I have taken a top-down approach to debugging this, but I've not been able to find anything yet. When I write the chunks of data directly to a file (instead of the Parser
object), the end result is consistent and correct in that the only differences between uploads are at the head and tail of the file, where the boundaries are, and no data is missing from the original file. This rules out a Tornado bug. I am also pretty sure I am not using the parser incorrectly, though I will be able to furnish example code. At this point, I am somewhat sure that the error is in the _internal_write
function, specifically in the Boyer-Moore-Horspool algorithm implementation. I also think that the bug only occurs based on the sizes of the first few chunks, which differ between requests. In my tests, I've been using a ~6 MiB text file, and I've confirmed that the data is chunked differently each time: the beginning chunks are different sizes, and then it 'evens out', and then the last chunk will probabilistically be smaller. This chunking happens when using either Firefox and cURL, while uploading locally to the Tornado server.

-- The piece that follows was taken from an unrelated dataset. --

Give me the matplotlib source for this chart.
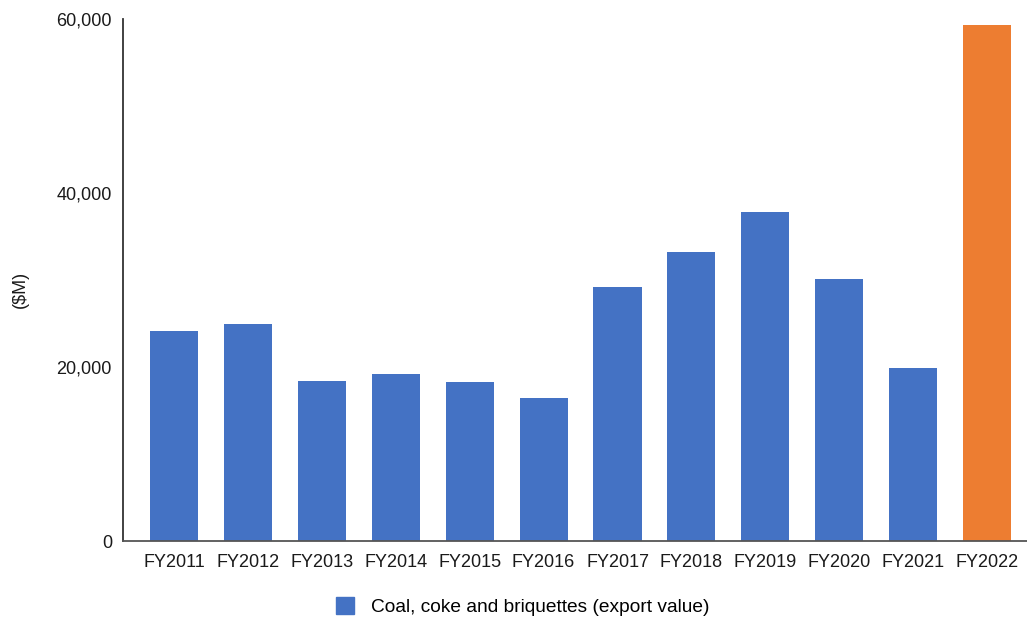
import matplotlib
matplotlib.use("Agg")
import matplotlib.pyplot as plt
from matplotlib.patches import Patch

plt.rcParams['font.family'] = ['Liberation Sans', 'DejaVu Sans']

years = ["FY2011", "FY2012", "FY2013", "FY2014", "FY2015", "FY2016",
         "FY2017", "FY2018", "FY2019", "FY2020", "FY2021", "FY2022"]
export_value = [24150, 24880, 18410, 19140, 18260, 16460,
                29170, 33150, 37780, 30050, 19830, 59260]
y_ticks = [0, 20000, 40000, 60000]
y_tick_labels = ["0", "20,000", "40,000", "60,000"]
series_name = "Coal, coke and briquettes (export value)"

blue = "#4472C4"
orange = "#ED7D31"
colors = [blue] * (len(years) - 1) + [orange]

fig = plt.figure(figsize=(10.27, 6.19), dpi=100)
ax = fig.add_axes([0.1198, 0.126, 0.8802, 0.844])

x = list(range(len(years)))
ax.bar(x, export_value, width=0.65, color=colors, zorder=2)

ax.set_xlim(-0.69, 11.54)
ax.set_ylim(0, 60000)
ax.set_yticks(y_ticks)
ax.set_yticklabels(y_tick_labels)
ax.set_xticks(x)
ax.set_xticklabels(years)
ax.tick_params(axis='both', length=0, labelsize=13, colors="#1a1a1a")
ax.tick_params(axis='x', pad=9)
ax.tick_params(axis='y', pad=8)

for s in ["top", "right"]:
    ax.spines[s].set_visible(False)
ax.spines["left"].set_color("#333333")
ax.spines["left"].set_linewidth(1.3)
ax.spines["bottom"].set_color("#555555")
ax.spines["bottom"].set_linewidth(1.3)

fig.text(0.02, 0.532, "($M)", rotation=90, ha="center", va="center",
         fontsize=13, color="#1a1a1a")

handle = Patch(facecolor=blue, edgecolor=blue)
fig.legend([handle], [series_name], loc="center", bbox_to_anchor=(0.509, 0.02),
           frameon=False, fontsize=13.8, handlelength=0.95, handleheight=0.95,
           handletextpad=0.85)

fig.savefig("out.png", dpi=100)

I plan to delve into the algorithm code, but I figured that I would try to get your input on this, in hopes you can think of/implement a solution quicker than I can. As I said, I can also provide a working example after I clean up the code file a little bit. I think my next step to solving this problem is emulating different-sized chunking from a file, just to confirm my suspicion. Since your consistently-chunked example code never has this issue, with any file I try, I am really leaning toward the idea that chunk consistency is a factor here.